The price, which works out at £56,500 per house, is a fraction of the £250,000 apiece once optimistically demanded by property developers, but double what Phil Redmond, the creator of Brookside, paid when he bought them in 1982.
The estate agent for the sale admitted that the properties had fallen into disrepair since filming ended but remarked that he found it impossible to enter the cul-de-sac without hearing the echoing drumbeats and synthesised horns of the Brookside theme tune.
It is just as well that the street still has a distinctive appearance, since the sign bearing its name was stolen long ago - no doubt by an opportunistic thief with an eye for memorabilia.
Six of the properties are empty shells that were never fully equipped. The remaining seven, which were used to provide a canteen and other facilities for the cast and crew, are in urgent need of refurbishment.
The street, in the West Derby area of Liverpool, began to decline shortly after Channel 4 cancelled the show. Brookside, once the channel's biggest draw, steadily lost viewers from its peak of eight million until fewer than a million remained.
The houses were used, briefly, as a location for Hollyoaks - another Redmond soap - and were then sold to developers who hoped that fans would rush to buy a piece of television history. The demand did not meet their expectation.
The latest attempt to reinvigorate the street took place in September last year when Andrew Currie, a shoe shop entrepreneur turned property developer, paid £2.4million for the houses. Mr Currie, 43, put them on the market two months later with an asking price of £250,000 each.
When buyers failed to appear, his company, Marblespire, struggled to pay interest on its loan and went into receivership. Administrators put the houses back on the market in February for a total of £2million, but were unable to strike a deal despite interest from several potential buyers.
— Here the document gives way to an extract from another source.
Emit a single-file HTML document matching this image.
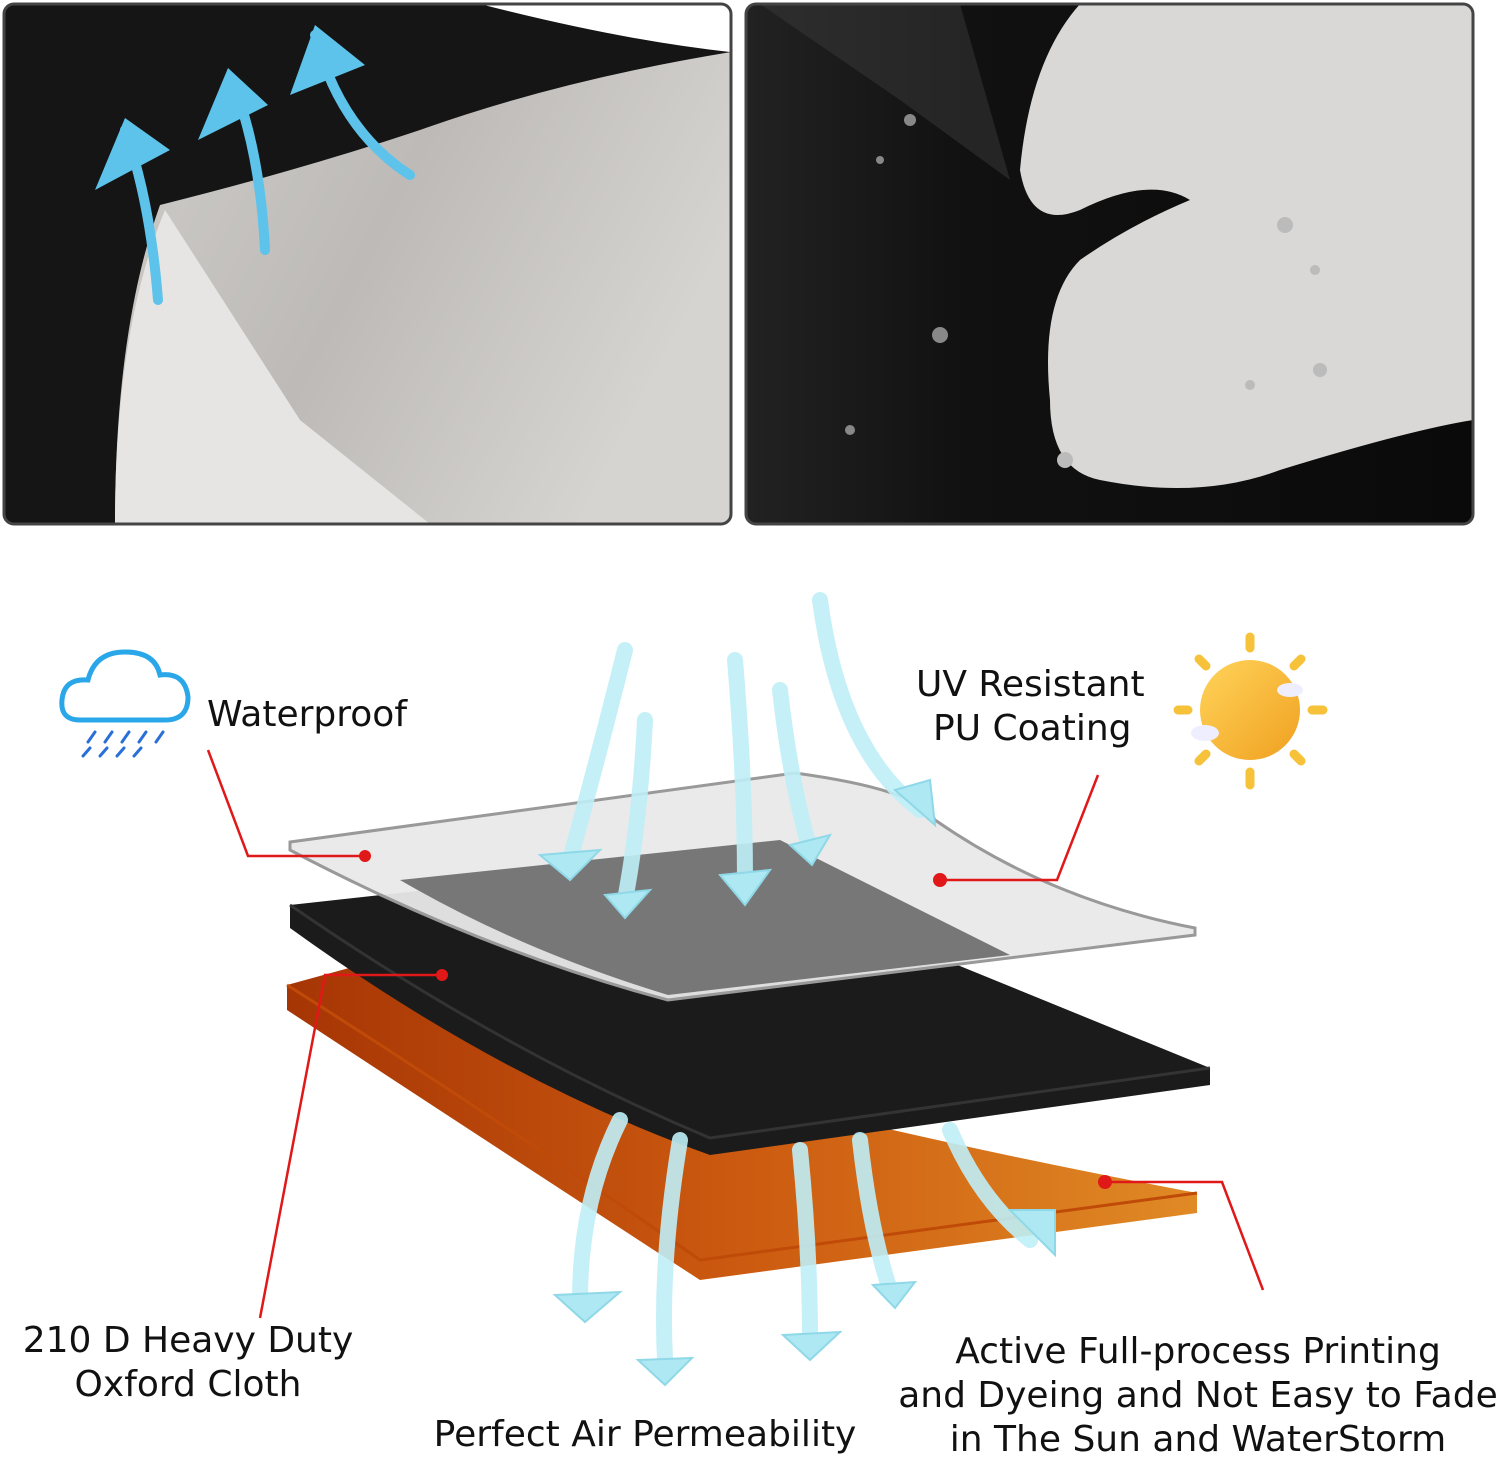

The final deal, in which the houses would be sold for £900,000, fell through just before contracts were due to be exchanged.
Allsop auctioned the houses yesterday at a London hotel. Stuart Gayer, who prepared the sale, said that several telephone bidders competed for the properties before an anonymous Liverpudlian buyer emerged as the victor.
“Whoever has bought it will have to refurbish all the property,” he said. “I was a fan of Brookside in my youth, and when you walk on the site you can't help but whistle the theme tune. It just needs somebody to give it a bit of care and attention.”
If the buyer is a fan of the show, he or she will be delighted to find that one of the most important props remains intact. The patio that concealed the body of Trevor Jordache, a wife beater and child abuser murdered by his family, survives in all its glory.